** start of DATA SHOWN **
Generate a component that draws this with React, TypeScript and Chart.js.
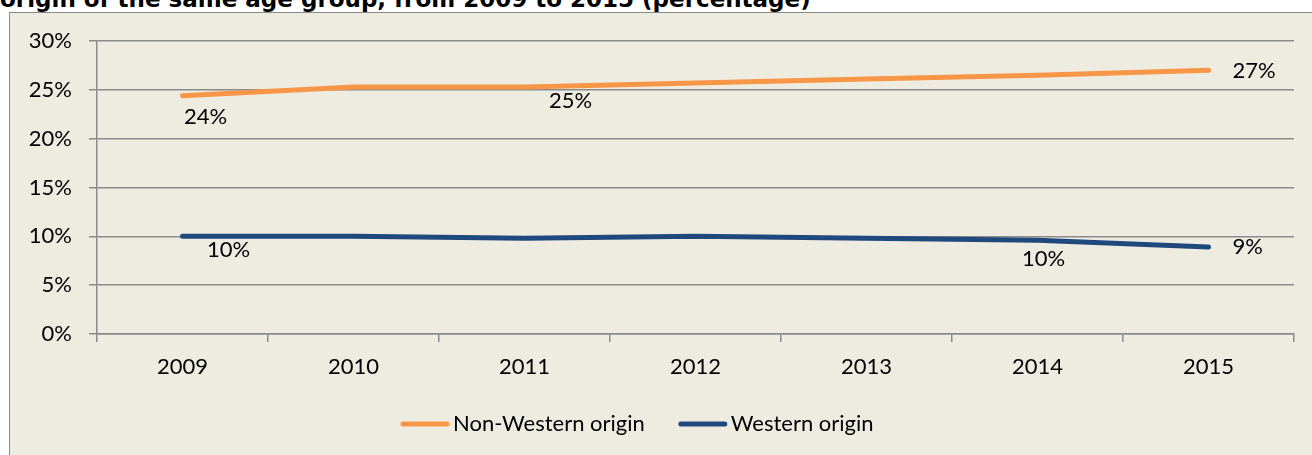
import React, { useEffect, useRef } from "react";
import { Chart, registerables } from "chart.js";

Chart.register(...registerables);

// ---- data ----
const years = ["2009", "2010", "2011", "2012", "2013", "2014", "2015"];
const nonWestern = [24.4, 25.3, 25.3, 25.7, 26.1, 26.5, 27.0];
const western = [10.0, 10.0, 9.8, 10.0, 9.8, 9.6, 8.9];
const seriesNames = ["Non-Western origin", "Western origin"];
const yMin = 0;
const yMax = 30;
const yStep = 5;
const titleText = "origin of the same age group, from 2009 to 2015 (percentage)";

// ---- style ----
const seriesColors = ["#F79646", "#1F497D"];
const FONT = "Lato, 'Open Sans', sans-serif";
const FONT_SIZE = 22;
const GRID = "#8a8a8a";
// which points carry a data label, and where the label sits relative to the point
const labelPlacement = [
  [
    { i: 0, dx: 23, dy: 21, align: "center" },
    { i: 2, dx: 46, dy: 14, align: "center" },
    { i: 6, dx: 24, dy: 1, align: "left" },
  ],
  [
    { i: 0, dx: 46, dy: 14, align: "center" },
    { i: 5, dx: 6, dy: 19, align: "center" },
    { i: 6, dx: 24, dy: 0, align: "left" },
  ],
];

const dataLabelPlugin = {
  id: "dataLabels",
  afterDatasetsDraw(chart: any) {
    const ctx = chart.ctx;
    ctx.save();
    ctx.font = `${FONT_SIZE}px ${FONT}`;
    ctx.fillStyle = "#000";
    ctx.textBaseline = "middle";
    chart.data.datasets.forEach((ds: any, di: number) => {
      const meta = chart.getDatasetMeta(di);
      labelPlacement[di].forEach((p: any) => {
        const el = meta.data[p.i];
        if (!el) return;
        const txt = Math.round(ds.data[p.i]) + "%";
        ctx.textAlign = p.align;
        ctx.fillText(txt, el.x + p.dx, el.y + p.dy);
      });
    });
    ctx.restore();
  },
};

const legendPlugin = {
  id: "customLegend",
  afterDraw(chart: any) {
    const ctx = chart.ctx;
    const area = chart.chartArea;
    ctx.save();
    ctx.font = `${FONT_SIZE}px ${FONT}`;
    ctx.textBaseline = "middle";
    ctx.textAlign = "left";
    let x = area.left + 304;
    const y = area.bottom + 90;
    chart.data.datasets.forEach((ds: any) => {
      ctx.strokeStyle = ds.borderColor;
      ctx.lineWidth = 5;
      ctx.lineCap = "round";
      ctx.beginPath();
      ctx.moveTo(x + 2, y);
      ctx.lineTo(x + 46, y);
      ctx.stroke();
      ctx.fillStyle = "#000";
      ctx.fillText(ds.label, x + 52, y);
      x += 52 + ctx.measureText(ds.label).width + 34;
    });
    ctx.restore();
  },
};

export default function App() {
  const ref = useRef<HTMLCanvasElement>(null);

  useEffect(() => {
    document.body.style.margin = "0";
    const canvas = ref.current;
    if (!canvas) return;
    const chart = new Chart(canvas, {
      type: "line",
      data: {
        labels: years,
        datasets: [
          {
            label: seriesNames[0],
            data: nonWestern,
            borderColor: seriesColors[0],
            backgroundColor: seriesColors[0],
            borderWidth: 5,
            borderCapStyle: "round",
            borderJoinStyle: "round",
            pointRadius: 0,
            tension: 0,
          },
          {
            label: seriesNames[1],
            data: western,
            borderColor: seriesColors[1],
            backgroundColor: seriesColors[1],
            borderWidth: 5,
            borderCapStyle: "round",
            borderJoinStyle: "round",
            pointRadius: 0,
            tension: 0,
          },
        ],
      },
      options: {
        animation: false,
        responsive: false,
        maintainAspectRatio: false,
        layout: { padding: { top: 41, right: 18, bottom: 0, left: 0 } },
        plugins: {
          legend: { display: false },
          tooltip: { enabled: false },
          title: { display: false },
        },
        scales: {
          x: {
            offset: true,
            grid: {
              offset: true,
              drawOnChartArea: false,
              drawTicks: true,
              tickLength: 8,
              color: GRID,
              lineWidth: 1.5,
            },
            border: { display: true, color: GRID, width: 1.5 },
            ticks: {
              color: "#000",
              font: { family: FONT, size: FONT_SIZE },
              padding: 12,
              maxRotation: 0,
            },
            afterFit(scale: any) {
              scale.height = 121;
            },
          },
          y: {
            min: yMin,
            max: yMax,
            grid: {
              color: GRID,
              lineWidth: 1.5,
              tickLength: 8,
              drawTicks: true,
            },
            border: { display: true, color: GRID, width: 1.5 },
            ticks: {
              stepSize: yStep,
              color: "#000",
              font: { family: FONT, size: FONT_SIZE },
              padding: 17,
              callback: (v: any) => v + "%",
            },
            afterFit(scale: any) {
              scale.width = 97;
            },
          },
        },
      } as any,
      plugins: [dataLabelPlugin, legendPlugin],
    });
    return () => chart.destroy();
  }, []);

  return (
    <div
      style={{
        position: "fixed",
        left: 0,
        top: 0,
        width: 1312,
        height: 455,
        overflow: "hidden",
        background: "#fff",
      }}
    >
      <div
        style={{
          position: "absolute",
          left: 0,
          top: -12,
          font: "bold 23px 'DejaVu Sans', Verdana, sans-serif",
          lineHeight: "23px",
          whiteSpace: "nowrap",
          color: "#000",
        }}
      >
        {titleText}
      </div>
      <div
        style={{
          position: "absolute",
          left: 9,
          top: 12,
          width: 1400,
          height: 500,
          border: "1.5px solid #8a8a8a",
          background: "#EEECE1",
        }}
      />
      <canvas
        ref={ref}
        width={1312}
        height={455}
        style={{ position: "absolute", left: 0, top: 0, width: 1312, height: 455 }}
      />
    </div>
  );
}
** end of DATA SHOWN **
BRIEF
Give again, word for word, every line from the top of the data above to the line holding "Chart.register(...registerables);", inclusive, with the pictures left out.

RESULT OF THE TASK
Generate a component that draws this with React, TypeScript and Chart.js.
import React, { useEffect, useRef } from "react";
import { Chart, registerables } from "chart.js";

Chart.register(...registerables);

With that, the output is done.